Be prepared to meet three unforgettable women:
Twenty-two-year-old Skeeter has just returned home after graduating from Ole Miss. She may have a degree, but it is 1962, Mississippi, and her mother will not be happy till Skeeter has a ring on her finger. Skeeter would normally find solace with her beloved maid Constantine, the woman who raised her, but Constantine has disappeared and no one will tell Skeeter where she has gone.
Aibileen is a black maid, a wise, regal woman raising her seventeenth white child. Something has shifted inside her after the loss of her own son, who died while his bosses looked the other way. She is devoted to the little girl she looks after, though she knows both their hearts may be broken.
Minny, Aibileen’s best friend, is short, fat, and perhaps the sassiest woman in Mississippi. She can cook like nobody’s business, but she can’t mind her tongue, so she’s lost yet another job. Minny finally finds a position working for someone too new to town to know her reputation. But her new boss has secrets of her own.
Seemingly as different from one another as can be, these women will nonetheless come together for a clandestine project that will put them all at risk. And why? Because they are suffocating within the lines that define their town and their times. And sometimes lines are made to be crossed.
In pitch-perfect voices, Kathryn Stockett creates three extraordinary women whose determination to start a movement of their own forever changes a town, and the way women—mothers, daughters, caregivers, friends—view one another. A deeply moving novel filled with poignancy, humor, and hope, The Help is a timeless and universal story about the lines we abide by, and the ones we don’t.

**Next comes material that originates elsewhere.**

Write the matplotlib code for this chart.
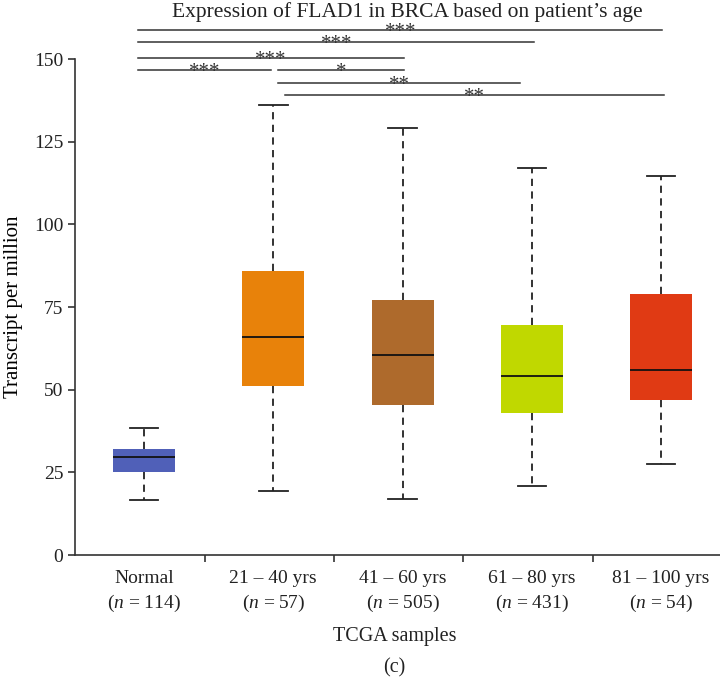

The Help is about a white women who views the mistreatment of the black help from the white upper class families around her in Mississippi, and is determined to make their stories known to the world. The story makes even more of impact with the timing, during the brink of the Civil Rights Movement.

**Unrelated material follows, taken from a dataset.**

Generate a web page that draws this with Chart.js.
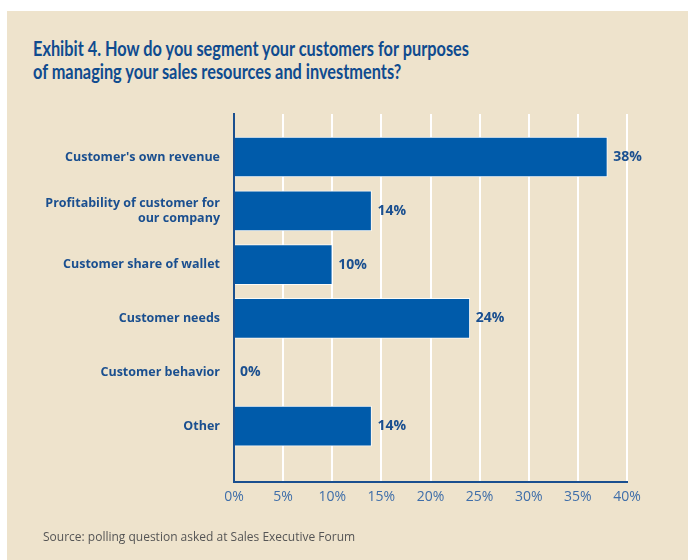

What a impressive first novel for Kathryn Stockett. I loved this book! The Help paints a picture of what life was like during those times. I went through so many emotions while reading this one. I couldn't imagine feeling powerless, like these women felt. I cannot say enough how well written this book is. I felt I was in the kitchen with them, I could smell the southern food, and I could feel there dejection. I laughed while reading it, and I had to stop sometimes because I was so spitting mad, that's a testament to how great this book is.
The characters whether they were ones you liked or not were well written. I immediately felt drawn to Minny. I admired her spirit, and her cheered her rebellion. On the other hand, the white women who employed them reminded me of sheep, all following a way of life they were taught to believe, not thinking for themselves, and for that I pitied them. Not all of them were that way, which gave it a true, authentic feel to it, because though I'm sure many were, I know many were considered good, fair employers.
I cannot recommend The Help enough! If you haven't read it, you are missing out on a fantastic book, that is sure to be a classic.